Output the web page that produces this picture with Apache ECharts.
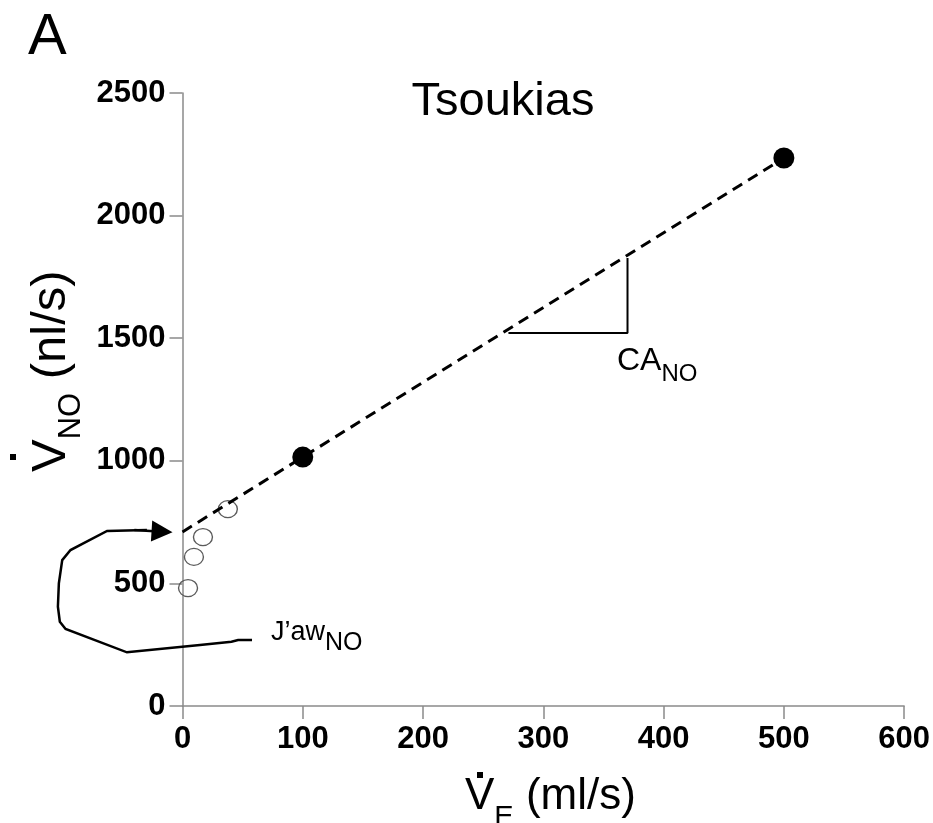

* * *

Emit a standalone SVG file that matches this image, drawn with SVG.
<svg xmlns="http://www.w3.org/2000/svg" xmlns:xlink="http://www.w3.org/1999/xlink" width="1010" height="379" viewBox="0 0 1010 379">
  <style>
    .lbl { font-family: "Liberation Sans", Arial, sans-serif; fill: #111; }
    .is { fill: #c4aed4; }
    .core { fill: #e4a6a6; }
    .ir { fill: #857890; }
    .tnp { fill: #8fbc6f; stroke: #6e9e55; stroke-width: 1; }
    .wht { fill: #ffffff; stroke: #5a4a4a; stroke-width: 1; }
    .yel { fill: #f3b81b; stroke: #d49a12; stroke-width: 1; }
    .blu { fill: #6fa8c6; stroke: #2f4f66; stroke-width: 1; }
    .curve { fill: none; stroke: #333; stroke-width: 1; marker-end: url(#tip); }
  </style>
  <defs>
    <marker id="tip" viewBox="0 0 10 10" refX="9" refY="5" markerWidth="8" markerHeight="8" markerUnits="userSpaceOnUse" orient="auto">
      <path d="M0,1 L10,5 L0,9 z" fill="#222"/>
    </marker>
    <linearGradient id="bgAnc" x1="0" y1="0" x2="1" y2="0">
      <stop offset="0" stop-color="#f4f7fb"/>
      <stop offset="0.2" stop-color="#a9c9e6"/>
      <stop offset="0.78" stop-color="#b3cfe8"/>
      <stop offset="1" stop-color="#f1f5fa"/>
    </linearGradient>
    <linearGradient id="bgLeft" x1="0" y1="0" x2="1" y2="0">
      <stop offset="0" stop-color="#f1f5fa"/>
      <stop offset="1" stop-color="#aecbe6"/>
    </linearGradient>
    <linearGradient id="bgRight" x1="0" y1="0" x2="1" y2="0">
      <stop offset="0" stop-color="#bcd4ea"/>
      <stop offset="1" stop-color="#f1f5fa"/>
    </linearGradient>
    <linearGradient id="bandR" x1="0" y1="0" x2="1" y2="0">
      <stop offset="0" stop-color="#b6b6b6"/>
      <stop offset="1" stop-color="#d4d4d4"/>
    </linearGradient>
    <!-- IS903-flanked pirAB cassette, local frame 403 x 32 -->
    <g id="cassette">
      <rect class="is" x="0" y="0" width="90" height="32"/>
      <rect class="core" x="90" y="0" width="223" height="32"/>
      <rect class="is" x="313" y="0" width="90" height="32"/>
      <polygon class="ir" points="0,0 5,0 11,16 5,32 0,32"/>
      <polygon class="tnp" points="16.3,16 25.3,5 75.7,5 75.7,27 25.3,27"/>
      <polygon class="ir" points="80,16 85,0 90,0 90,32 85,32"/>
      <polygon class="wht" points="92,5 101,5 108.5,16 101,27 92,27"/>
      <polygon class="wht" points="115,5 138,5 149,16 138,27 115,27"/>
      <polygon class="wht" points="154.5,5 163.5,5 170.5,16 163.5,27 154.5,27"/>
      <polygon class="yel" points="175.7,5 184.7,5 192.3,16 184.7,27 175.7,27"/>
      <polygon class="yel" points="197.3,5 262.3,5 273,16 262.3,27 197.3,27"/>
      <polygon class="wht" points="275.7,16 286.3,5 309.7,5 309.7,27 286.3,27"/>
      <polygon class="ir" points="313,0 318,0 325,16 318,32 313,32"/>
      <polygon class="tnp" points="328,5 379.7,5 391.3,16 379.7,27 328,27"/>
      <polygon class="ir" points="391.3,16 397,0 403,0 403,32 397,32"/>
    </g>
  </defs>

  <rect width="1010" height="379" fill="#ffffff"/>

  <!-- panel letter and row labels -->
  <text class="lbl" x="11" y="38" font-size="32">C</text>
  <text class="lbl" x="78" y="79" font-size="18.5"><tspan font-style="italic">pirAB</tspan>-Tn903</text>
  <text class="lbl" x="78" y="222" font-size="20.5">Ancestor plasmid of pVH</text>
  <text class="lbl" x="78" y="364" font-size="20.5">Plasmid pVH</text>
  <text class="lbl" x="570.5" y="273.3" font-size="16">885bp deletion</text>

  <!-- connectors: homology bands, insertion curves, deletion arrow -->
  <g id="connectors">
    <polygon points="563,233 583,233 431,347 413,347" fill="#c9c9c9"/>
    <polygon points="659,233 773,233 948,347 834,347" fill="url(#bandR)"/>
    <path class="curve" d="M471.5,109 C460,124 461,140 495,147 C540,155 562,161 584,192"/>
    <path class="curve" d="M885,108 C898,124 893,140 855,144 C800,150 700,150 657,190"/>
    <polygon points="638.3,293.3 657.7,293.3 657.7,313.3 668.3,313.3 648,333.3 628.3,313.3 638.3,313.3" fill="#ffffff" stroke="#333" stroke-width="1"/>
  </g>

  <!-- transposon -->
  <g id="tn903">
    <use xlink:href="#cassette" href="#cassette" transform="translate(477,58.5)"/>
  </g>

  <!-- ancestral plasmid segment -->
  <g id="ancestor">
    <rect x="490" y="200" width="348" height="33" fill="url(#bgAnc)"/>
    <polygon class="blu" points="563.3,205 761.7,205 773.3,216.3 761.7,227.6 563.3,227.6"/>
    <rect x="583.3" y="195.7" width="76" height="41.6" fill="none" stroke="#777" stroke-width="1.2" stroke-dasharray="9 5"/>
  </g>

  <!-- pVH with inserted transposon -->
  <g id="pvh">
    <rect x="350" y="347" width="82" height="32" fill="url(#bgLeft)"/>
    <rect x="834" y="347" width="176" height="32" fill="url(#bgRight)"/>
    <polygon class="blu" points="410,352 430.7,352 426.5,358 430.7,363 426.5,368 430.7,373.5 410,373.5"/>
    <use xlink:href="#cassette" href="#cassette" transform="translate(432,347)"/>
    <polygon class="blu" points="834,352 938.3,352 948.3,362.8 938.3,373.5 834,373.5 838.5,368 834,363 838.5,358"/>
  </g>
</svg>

**CHALLENGE:** Gather each line from the listing above that holds "with".

**EXPECTED OUTPUT:**
Output the web page that produces this picture with Apache ECharts.
Emit a standalone SVG file that matches this image, drawn with SVG.
  <!-- pVH with inserted transposon -->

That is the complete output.